What is being asked
Retype every line from the start of the data down to and including the line with "14.2, 15.0, 16.0]". Skip the pictures.

Dataset excerpt
────────────────

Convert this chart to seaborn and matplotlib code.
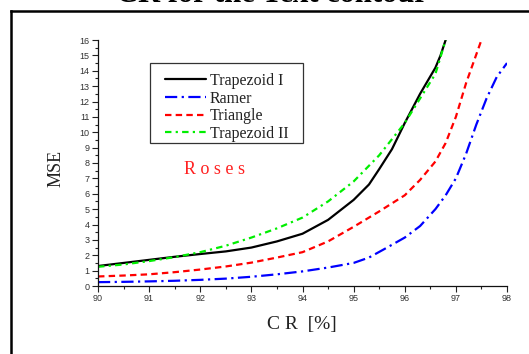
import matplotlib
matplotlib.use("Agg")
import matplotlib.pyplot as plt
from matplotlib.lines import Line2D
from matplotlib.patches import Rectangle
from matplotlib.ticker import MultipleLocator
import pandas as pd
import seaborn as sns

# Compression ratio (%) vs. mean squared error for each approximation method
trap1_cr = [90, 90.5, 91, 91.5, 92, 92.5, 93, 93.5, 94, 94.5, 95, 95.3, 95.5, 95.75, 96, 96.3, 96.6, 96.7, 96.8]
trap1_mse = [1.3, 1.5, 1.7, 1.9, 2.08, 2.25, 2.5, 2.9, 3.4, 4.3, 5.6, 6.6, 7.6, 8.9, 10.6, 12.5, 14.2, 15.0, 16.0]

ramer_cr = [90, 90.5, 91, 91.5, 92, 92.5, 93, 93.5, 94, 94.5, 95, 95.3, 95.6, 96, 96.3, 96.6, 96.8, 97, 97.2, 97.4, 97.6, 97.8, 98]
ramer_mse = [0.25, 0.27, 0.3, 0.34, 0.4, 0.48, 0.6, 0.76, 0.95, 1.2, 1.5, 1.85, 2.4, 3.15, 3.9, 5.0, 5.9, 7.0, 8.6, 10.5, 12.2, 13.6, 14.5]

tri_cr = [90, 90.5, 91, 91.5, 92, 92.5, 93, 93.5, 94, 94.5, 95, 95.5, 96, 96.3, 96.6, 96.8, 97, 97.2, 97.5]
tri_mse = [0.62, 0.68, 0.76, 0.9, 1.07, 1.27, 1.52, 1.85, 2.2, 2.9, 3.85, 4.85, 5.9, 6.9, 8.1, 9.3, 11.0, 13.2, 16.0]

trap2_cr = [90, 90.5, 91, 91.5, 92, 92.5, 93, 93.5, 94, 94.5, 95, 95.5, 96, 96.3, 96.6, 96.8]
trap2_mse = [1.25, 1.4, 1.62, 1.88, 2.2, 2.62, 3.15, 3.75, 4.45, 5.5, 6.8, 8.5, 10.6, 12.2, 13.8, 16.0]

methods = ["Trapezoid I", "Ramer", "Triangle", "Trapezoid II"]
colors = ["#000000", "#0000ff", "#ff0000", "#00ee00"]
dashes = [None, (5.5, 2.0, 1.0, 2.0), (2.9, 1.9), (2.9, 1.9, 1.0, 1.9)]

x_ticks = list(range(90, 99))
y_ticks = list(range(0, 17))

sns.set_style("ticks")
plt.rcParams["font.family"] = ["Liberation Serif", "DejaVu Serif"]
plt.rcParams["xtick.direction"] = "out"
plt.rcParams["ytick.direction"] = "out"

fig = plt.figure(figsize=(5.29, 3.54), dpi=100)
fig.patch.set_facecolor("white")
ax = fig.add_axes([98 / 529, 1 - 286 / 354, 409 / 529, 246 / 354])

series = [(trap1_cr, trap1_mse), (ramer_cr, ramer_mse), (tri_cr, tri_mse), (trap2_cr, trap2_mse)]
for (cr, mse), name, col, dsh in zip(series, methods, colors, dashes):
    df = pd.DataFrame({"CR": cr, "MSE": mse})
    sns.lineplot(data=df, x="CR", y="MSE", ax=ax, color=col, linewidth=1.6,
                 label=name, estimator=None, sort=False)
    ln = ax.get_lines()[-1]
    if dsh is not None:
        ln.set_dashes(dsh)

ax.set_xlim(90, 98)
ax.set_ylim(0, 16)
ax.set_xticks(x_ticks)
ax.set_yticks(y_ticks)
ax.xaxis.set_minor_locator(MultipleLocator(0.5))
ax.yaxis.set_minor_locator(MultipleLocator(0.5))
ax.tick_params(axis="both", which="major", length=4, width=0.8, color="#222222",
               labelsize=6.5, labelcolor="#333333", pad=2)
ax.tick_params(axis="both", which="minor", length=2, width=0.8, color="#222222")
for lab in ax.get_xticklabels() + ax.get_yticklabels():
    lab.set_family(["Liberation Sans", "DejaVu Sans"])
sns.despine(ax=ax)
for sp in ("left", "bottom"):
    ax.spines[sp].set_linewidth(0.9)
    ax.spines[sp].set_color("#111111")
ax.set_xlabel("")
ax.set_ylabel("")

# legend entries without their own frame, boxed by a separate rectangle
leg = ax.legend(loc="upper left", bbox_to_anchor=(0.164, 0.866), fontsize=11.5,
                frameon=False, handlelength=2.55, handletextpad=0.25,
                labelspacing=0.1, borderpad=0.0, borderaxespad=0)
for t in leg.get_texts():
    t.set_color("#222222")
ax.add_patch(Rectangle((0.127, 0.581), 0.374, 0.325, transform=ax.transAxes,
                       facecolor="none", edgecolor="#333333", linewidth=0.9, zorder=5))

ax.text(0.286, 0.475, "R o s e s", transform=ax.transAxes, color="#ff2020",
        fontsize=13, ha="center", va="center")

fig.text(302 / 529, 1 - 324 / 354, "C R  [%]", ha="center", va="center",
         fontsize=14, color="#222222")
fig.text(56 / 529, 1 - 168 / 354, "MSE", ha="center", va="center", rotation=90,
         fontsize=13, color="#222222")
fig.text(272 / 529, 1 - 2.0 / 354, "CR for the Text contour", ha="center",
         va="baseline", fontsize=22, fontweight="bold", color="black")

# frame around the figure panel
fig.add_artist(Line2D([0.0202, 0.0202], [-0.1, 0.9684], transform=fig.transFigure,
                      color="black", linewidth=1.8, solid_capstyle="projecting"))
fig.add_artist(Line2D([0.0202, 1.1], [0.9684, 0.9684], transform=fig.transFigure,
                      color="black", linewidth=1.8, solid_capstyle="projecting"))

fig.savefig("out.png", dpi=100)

────────────────

Worked answer
Convert this chart to seaborn and matplotlib code.
import matplotlib
matplotlib.use("Agg")
import matplotlib.pyplot as plt
from matplotlib.lines import Line2D
from matplotlib.patches import Rectangle
from matplotlib.ticker import MultipleLocator
import pandas as pd
import seaborn as sns

# Compression ratio (%) vs. mean squared error for each approximation method
trap1_cr = [90, 90.5, 91, 91.5, 92, 92.5, 93, 93.5, 94, 94.5, 95, 95.3, 95.5, 95.75, 96, 96.3, 96.6, 96.7, 96.8]
trap1_mse = [1.3, 1.5, 1.7, 1.9, 2.08, 2.25, 2.5, 2.9, 3.4, 4.3, 5.6, 6.6, 7.6, 8.9, 10.6, 12.5, 14.2, 15.0, 16.0]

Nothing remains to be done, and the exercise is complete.